The commercial wireless industry continues to drive for size, weight, and cost reduction of wireless devices, while at the same time driving the performance enhancement of these devices. Significant progress has been made in the integration and size reduction of frequency processing functions in semiconductor products, but the integration of frequency selective devices that require many passive components has lagged. Efforts are underway to integrate passive components into organic printed circuit boards, but frequency selective devices, such as VCOs and filters, require higher quality (Q) components than the typical PCBs can deliver.
Multilayer Ceramic Integrated Circuits (MCIC), utilizing a low temperature co-fired materials system, has proven that high Q passive components can be integrated in this technology to form individual devices such as transmit/receive (T/R) switches and filters.
While MCIC has made a dent in the size and weight reduction of wireless devices, its significant impact occurs when multiple functions are combined into the integrated circuit. Recently, the integration of a major portion of a wireless radio's receiver front-end into a single MCIC unit has been demonstrated.
FIG. 1 shows a block diagram of the major components of a typical radio transmit/receive front-end. These front-end components include filters, mixers, voltage controlled oscillators (VCOs), amplifiers, a switch or duplexer and an antenna. In addition to these major components, there are a myriad of smaller components, such as resistors, capacitors, and inductors, as well as transmission lines that provide support functions. These support functions include biasing, coupling, and blocking. In accordance with the prior art design techniques, these various components are oftentimes discretely placed on the radio printed circuit board.
The placement of transmission lines between stacked sheets of dielectric has been known to designers in the relevant art. For example, Gu et al. taught of a Transmission line device Using Stacked Conductive Layers in U.S. Pat. No. 5,499,009 (issued Mar. 12, 1996), and Kommrusch et al. taught of a Commonly Coupled High Frequency Transmitting/Receiving Switching Module in U.S. Pat. No. 5,584,053 (issued Dec. 10, 1996). Similarly, R. F Huang and R. Kommrusch presented "The Development of a Multilayer Ceramic Antenna Switch for Wireless Communications" at the Proceedings of the Symposium on Materials and Processes for Wireless Communications, Boston, Mass. (Nov. 15-17, 1994). These patents and this paper, to the extent necessary are incorporated herein by reference.
Referring to FIG. 1 in detail, the typical components of a radio's RF front end are provided in block diagram 100. A signal is received through an antenna 102 and first encounters a lowpass filter 104. Next, the signal encounters a transmit/receive switch 106 which may be in a first or a second position.

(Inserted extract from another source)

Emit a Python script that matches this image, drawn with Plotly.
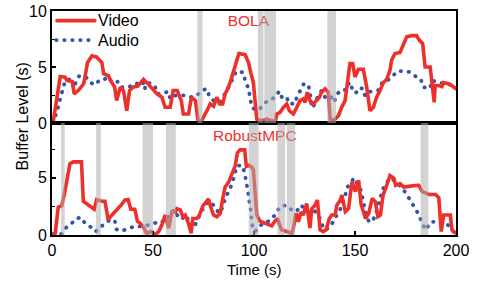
import plotly.graph_objects as go
from plotly.subplots import make_subplots

# ---------------- data ----------------
bola_video_t = [0.5, 4.1, 6.5, 7.4, 10, 11, 13, 15.7, 17.6, 19.8, 22, 24.7, 25.6, 28, 29, 31, 32, 33.8, 35.4, 37,
                38.4, 40, 42.5, 45.3, 47, 50, 52, 54.4, 56, 58.5, 60, 62, 64, 65, 67.6, 69, 71, 72.5, 73.4, 76.7,
                78.3, 80, 81.6, 83, 84.5, 85.7, 87.4, 89, 90.7, 92.5, 95.6, 97.3, 98.4, 99.7, 100.5, 101.4, 103.8,
                106.3, 108.8, 110.4, 111.3, 112.9, 114.6, 116.2, 117.5, 119.5, 121.2, 122.8, 124.4, 125.3, 126.4,
                127.7, 129.4, 130.7, 132.4, 133.5, 135.2, 136.8, 137.7, 139.3, 141.8, 143.4, 145.1, 146.2, 147.5,
                148.9, 150, 151.7, 154.1, 155.8, 157.4, 159.1, 160.7, 162.4, 164, 165.7, 167.3, 168.1, 169.8,
                172.3, 173.9, 175.6, 178.1, 180.5, 181.8, 183.5, 184.7, 187.2, 188, 189.2, 189.7, 191.3, 193,
                193.8, 196.3, 197.9, 200]
bola_video_v = [0, 4.15, 4.1, 3.8, 3.7, 2.6, 2.9, 3.5, 5.4, 6.0, 5.9, 5.4, 4.4, 4.2, 3.8, 3.2, 2.0, 3.2, 2.9, 1.1,
                2.9, 3.2, 3.3, 3.9, 3.6, 3.0, 2.6, 2.3, 1.4, 1.4, 2.9, 2.9, 2.0, 0.8, 0.8, 2.3, 2.0, 0, 0, 1.1,
                1.7, 1.5, 2.3, 1.7, 1.7, 2.6, 3.2, 4.1, 5.0, 6.2, 6.1, 5.4, 4.5, 3.6, 2.0, 0.35, 0.2,
                0.35, 0.2, 0.05, 0.8, 0.95, 1.4, 1.7, 1.1, 0.8, 1.4, 2.0, 2.15, 1.85, 2.75,
                2.0, 1.7, 2.0, 2.3, 2.75, 3.05, 2.75, 0.35, 0.2, 0.65, 1.4, 2.0, 3.5, 5.3,
                5.3, 4.1, 4.8, 4.8, 3.2, 1.1, 1.4, 2.3, 2.9, 3.6, 3.9, 4.7, 5.6, 6.2,
                6.3, 6.9, 7.7, 7.8, 7.8, 7.4, 7.1, 5.0, 5.0, 3.8, 1.85, 3.35, 3.35, 3.25,
                3.6, 3.5, 3.35, 3.05]

bola_audio_t = [0.5, 1.6, 2.8, 3.8, 5.3, 6.6, 9, 11, 12, 13.5, 16.8, 19, 21.4, 23.6, 25.9, 28, 29.7, 33, 34.6, 38,
                41.2, 43, 45, 45.8, 47, 48.6, 51, 52, 54.4, 56, 57.7, 58.5, 61, 63.5, 66, 68.4, 71.7, 74.2, 76.7,
                78, 80, 83.3, 85.2, 87, 88.7, 89.8, 91.6, 94.8, 95.6, 97.3, 97.8, 98.1, 98.9, 100.1, 102.2, 104.4,
                106.7, 110, 112.6, 113.8, 116.2, 117.1, 120.1, 121.2, 122.8, 124.8, 127, 127.7, 128.6, 130.2,
                131.4, 133.5, 135.2, 137.7, 139.8, 140.6, 143, 145.8, 147.2, 148.4, 150.3, 152.1, 154.1, 154.9,
                156, 159.1, 162, 163.5, 165.7, 168.6, 170.6, 173.4, 177.2, 180.1, 182.6, 183.7, 187.2, 188,
                190.5, 193, 196.3, 199.6]
bola_audio_v = [0, 0.5, 1.25, 2.0, 3.1, 3.8, 3.9, 3.1, 3.8, 4.2, 4.1, 3.6, 3.4, 3.85, 3.9, 4.1, 3.6, 3.7, 3.2, 3.2,
                3.55, 3.5, 3.7, 3.0, 3.6, 3.55, 3.3, 2.6, 2.65, 2.7, 2.8, 2.15, 2.45, 2.5, 2.45, 2.3, 2.45, 2.9, 3.05,
                2.3, 2.0, 1.85, 2.45, 3.05, 3.6, 4.2, 4.65, 4.5, 3.8, 3.05, 2.45, 1.85, 1.4, 1.25, 1.15, 1.55,
                2.0, 2.25, 2.85, 2.3, 2.35, 1.75, 1.7, 2.3, 2.9, 3.55, 3.3, 2.75, 1.35, 1.7,
                2.3, 2.9, 2.3, 2.45, 1.85, 2.45, 2.95, 2.95, 3.65, 3.15, 2.65, 3.15, 3.05, 2.45,
                2.75, 2.85, 2.95, 3.65, 3.75, 4.15, 4.6, 4.65, 4.55, 4.15, 3.9, 3.2, 3.1, 3.8,
                3.65, 3.55, 3.5, 3.15]

mpc_video_t = [0.5, 1.6, 3.1, 4.8, 6.1, 7.2, 8.9, 10.5, 14.6, 15.5, 18, 19.6, 20.9, 22.1, 24.6, 26.2, 27.8, 28.7,
               30.3, 32.8, 34.4, 36, 37.7, 39, 41, 42.3, 43.5, 45.1, 46.8, 49.3, 50.9, 52.8, 54.4, 56, 57.7, 59.3,
               61, 61.8, 63.5, 64.8, 66, 67.6, 68.9, 69.7, 71.7, 73, 74.7, 76.3, 77.5, 78.3, 80, 81.6, 83.3, 84.6,
               85.7, 87.4, 89, 90.7, 91.8, 93.1, 95.4, 96.2, 97.3, 98.9, 99.7, 100.5, 101.4, 103, 105.5, 107.1,
               108.8, 110.1, 111.7, 112.6, 113.7, 116.2, 118.7, 119.5, 120.8, 122, 123.2, 124.4, 126.1, 127.7,
               128.6, 130.2, 131.4, 132.7, 134.3, 135.7, 137.3, 138.5, 140.2, 141, 142.7, 143.5, 144.4, 145.2,
               146.8, 148.5, 150.2, 151.8, 153, 155.2, 156.8, 158.5, 160.1, 161.3, 162.6, 163.9, 165.1, 167.3,
               169.3, 170.1, 172.3, 174.2, 178.3, 181.6, 183.3, 186.6, 189.9, 191.5, 192.7, 193.9, 195.6, 197.2,
               198, 200]
mpc_video_v = [0, 0.15, 2.45, 2.55, 3.55, 4.7, 6.25, 6.4, 6.4, 2.95, 2.65, 2.45, 2.25, 3.1, 2.95, 2.95, 1.35, 1.55,
               1.9, 2.35, 2.65, 3.05, 3.1, 2.25, 2.25, 1.2, 1.05, 0.75, 0.15, 0.3, 0, 0.3, 0.9, 1.75, 0.6, 2.0,
               2.0, 2.3, 2.2, 1.6, 1.75, 1.0, 0.15, 1.45, 1.45, 1.75, 2.55, 2.85, 3.15, 2.6, 1.75, 1.6, 1.9, 3.25,
               4.2, 4.6, 5.4, 6.05, 7.2, 7.45, 7.45, 6.0, 6.1, 5.95, 5.7, 4.1, 1.75, 1.2, 1.0, 0.9,
               0.8, 1.15, 1.45, 0.9, 0.45, 0.3, 0.15, 0.6, 1.9, 1.15, 2.0, 1.75, 2.75, 0.6,
               2.3, 2.6, 3.05, 0.45, 0.3, 0.45, 1.45, 1.75, 1.75, 2.6, 3.05, 3.5, 2.6, 2.05,
               2.3, 4.65, 3.8, 4.8, 2.7, 1.45, 1.9, 3.2, 2.9, 1.6, 1.75, 3.5, 4.05, 5.2,
               4.95, 4.35, 4.5, 4.2, 4.3, 4.35, 3.8, 3.55, 3.55, 3.25, 0.3, 1.75, 1.75, 1.75,
               0.45, 0.15]

mpc_audio_t = [0.6, 4.8, 6.7, 9.4, 11.7, 14.2, 16.3, 18.8, 21.7, 23.7, 26.2, 28.7, 31.1, 31.9, 34.4, 37.7, 40.7,
               42.7, 45.1, 48.1, 50.9, 52, 54.4, 55.6, 57, 58.9, 61, 62.3, 64.3, 66, 67.6, 69.2, 70.9, 72.5, 73.9,
               75.8, 77.5, 79.1, 81.3, 82.4, 84.1, 85.2, 86.5, 87.9, 89.4, 90.3, 91.5, 94, 95.3, 96.1, 96.4, 97.3,
               97.8, 98.4, 98.9, 99.4, 100.5, 102.2, 104.7, 107.1, 108.8, 110.8, 112.9, 115.9, 118.7, 121.2,
               122.8, 124.8, 127, 129.4, 131.9, 133.5, 134.7, 136.9, 139, 141, 142.7, 144, 145.2, 146.3, 148,
               149.6, 151, 153, 154.3, 155.2, 156.8, 158.5, 160.1, 161.3, 162.3, 163.9, 165.9, 167.9, 170.1,
               172.3, 175.1, 177.6, 180.1, 181.7, 183.3, 185, 187.5, 190.8, 194.1, 196.5, 198.7, 200]
mpc_audio_v = [0.1, 0.1, 0.6, 0.95, 1.4, 1.55, 1.05, 0.75, 0.3, 0.7, 0.95, 1.35, 1.25, 0.5, 0.35, 0.55, 0.75,
               0.75, 0.75, 0.9, 1.05, 1.1, 1.1, 1.45, 1.45, 2.0, 2.2, 1.6, 1.4, 1.75, 1.3, 0.6, 0.9, 1.6, 2.05,
               2.6, 2.95, 2.75, 2.4, 1.9, 2.3, 2.9, 3.5, 3.9, 4.65, 5.2, 6.05, 6.1, 5.5, 4.8, 4.2, 3.5,
               2.75, 2.2, 1.15, 0.6, 0.3, 0.6, 1.1, 1.2, 1.45, 1.8, 2.5, 2.6, 2.2, 2.05,
               2.6, 2.4, 2.0, 2.2, 1.75, 1.1, 0.45, 0.6, 1.1, 1.75, 2.25, 3.05, 3.5, 4.2, 4.65,
               5.0, 4.5, 3.9, 2.75, 2.05, 1.2, 1.15, 1.75, 2.45, 3.15, 4.05, 4.65, 5.0, 4.65,
               4.3, 3.7, 2.95, 2.3, 1.75, 1.0, 0.45, 1.15, 1.15, 1.15, 0.8, 0.3, 0.3]

bola_stalls = [(72.0, 74.5), (101.9, 104.7), (105.1, 110.9), (136.3, 140.6)]
mpc_stalls = [(4.5, 6.3), (21.8, 24.2), (44.8, 50.0), (56.4, 61.3), (97.4, 102.3),
              (111.6, 115.4), (116.2, 120.4), (182.5, 186.3)]

panel_titles = ["BOLA", "RobustMPC"]
legend_names = ["Video", "Audio"]
x_ticks = [0, 50, 100, 150, 200]

# ---------------- style ----------------
RED = "#EE302B"
BLUE = "#3553A8"
FONT = "Liberation Sans, Arial, sans-serif"
BAND = "rgba(175,175,175,0.55)"
DOTS = "0.4px,7.6px"

fig = make_subplots(rows=2, cols=1, shared_xaxes=True, vertical_spacing=0)

series = [
    (1, bola_video_t, bola_video_v, bola_audio_t, bola_audio_v),
    (2, mpc_video_t, mpc_video_v, mpc_audio_t, mpc_audio_v),
]
for row, vt, vv, at, av in series:
    fig.add_trace(go.Scatter(x=at, y=av, mode="lines", name=legend_names[1],
                             line=dict(color=BLUE, width=3.8, dash=DOTS),
                             showlegend=False), row=row, col=1)
    fig.add_trace(go.Scatter(x=vt, y=vv, mode="lines", name=legend_names[0],
                             line=dict(color=RED, width=3.6),
                             showlegend=False), row=row, col=1)

# panel titles as text traces (so the stall bands lie over them)
fig.add_trace(go.Scatter(x=[97.2], y=[9.0], mode="text", text=[panel_titles[0]],
                         textfont=dict(color=RED, size=15.5, family=FONT),
                         showlegend=False, hoverinfo="skip"), row=1, col=1)
fig.add_trace(go.Scatter(x=[100.4], y=[8.6], mode="text", text=[panel_titles[1]],
                         textfont=dict(color=RED, size=15.5, family=FONT),
                         showlegend=False, hoverinfo="skip"), row=2, col=1)

for row, stalls in ((1, bola_stalls), (2, mpc_stalls)):
    for s0, s1 in stalls:
        fig.add_vrect(x0=s0, x1=s1, row=row, col=1, fillcolor=BAND, line_width=0, layer="above")

axis_common = dict(showline=True, linecolor="black", linewidth=2, mirror=True, automargin=False,
                   showgrid=False, zeroline=False, ticks="inside", ticklen=4, tickwidth=1.5,
                   tickcolor="black", tickfont=dict(family=FONT, size=16, color="black"))

fig.update_xaxes(**axis_common, range=[0, 200], tickvals=x_ticks)
fig.update_xaxes(ticks="", row=1, col=1)
fig.update_yaxes(**axis_common)
fig.update_yaxes(range=[0, 10], tickvals=[0, 5, 10],
                 minor=dict(tickvals=[2.5, 7.5], ticks="inside", ticklen=3, tickwidth=1.2, tickcolor="black"),
                 row=1, col=1)
fig.update_yaxes(range=[0, 9.8], tickvals=[0, 5],
                 minor=dict(tickvals=[2.5, 7.5], ticks="inside", ticklen=3, tickwidth=1.2, tickcolor="black"),
                 row=2, col=1)

# legend (drawn in paper coordinates, top-left of the upper panel)
fig.add_shape(type="line", xref="paper", yref="paper", x0=0.0124, x1=0.106, y0=0.957, y1=0.957,
              line=dict(color=RED, width=3.6))
fig.add_shape(type="line", xref="paper", yref="paper", x0=0.0105, x1=0.099, y0=0.870, y1=0.870,
              line=dict(color=BLUE, width=3.8, dash=DOTS))
for name, yy in zip(legend_names, (0.957, 0.870)):
    fig.add_annotation(text=name, xref="paper", yref="paper", x=0.108, y=yy, xanchor="left",
                       yanchor="middle", showarrow=False,
                       font=dict(family=FONT, size=16, color="black"))

fig.add_annotation(text="Buffer Level (s)", xref="paper", yref="paper", x=-0.074, y=0.53,
                   xanchor="center", yanchor="middle", textangle=-90, showarrow=False,
                   font=dict(family=FONT, size=16, color="black"))
fig.add_annotation(text="Time (s)", xref="paper", yref="paper", x=0.5, y=-0.155,
                   xanchor="center", yanchor="middle", showarrow=False,
                   font=dict(family=FONT, size=15, color="black"))

fig.update_layout(
    width=477, height=282,
    margin=dict(l=52, r=21, t=11, b=47, autoexpand=False),
    paper_bgcolor="white", plot_bgcolor="white",
    font=dict(family=FONT, color="black"),
    showlegend=False,
)

post = (
    "document.body.style.margin='0';"
    "var st=document.createElement('style');"
    "st.innerHTML='.js-line, .shapelayer path{stroke-linecap:round !important;}';"
    "document.head.appendChild(st);"
)
fig.write_html("out.html", config={"displayModeBar": False}, post_script=post)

One possible path for the signal involves passing through an oscillator 114, a mixer 112, a power amplifier 110 and then a power driver 108. An alternative path for the signal involves passing through a bandpass filter 116, a low noise amplifier (LNA) 118, a bandpass filter 120, an amplifier 122, a bandpass filter 124, a mixer 126 and an oscillator 128. In either event, it is evident that various components and functions are needed to properly control the signal in a radio RF front end.
A ceramic multilayer package module which incorporates a Transmit/Receive (T/R) switch with a harmonic filter, two band reject filters, one bandpass filter, an impedance matching network, bias circuitry, and a low noise amplifier and which is small in size in the order of approximately 500 mils by approximately 500 mils by approximately 90 mils and which contained approximately 44 embedded passive components and contained approximately 11 components mounted on its top surface and which doubled component density over previous designs, would be considered an improvement in the art.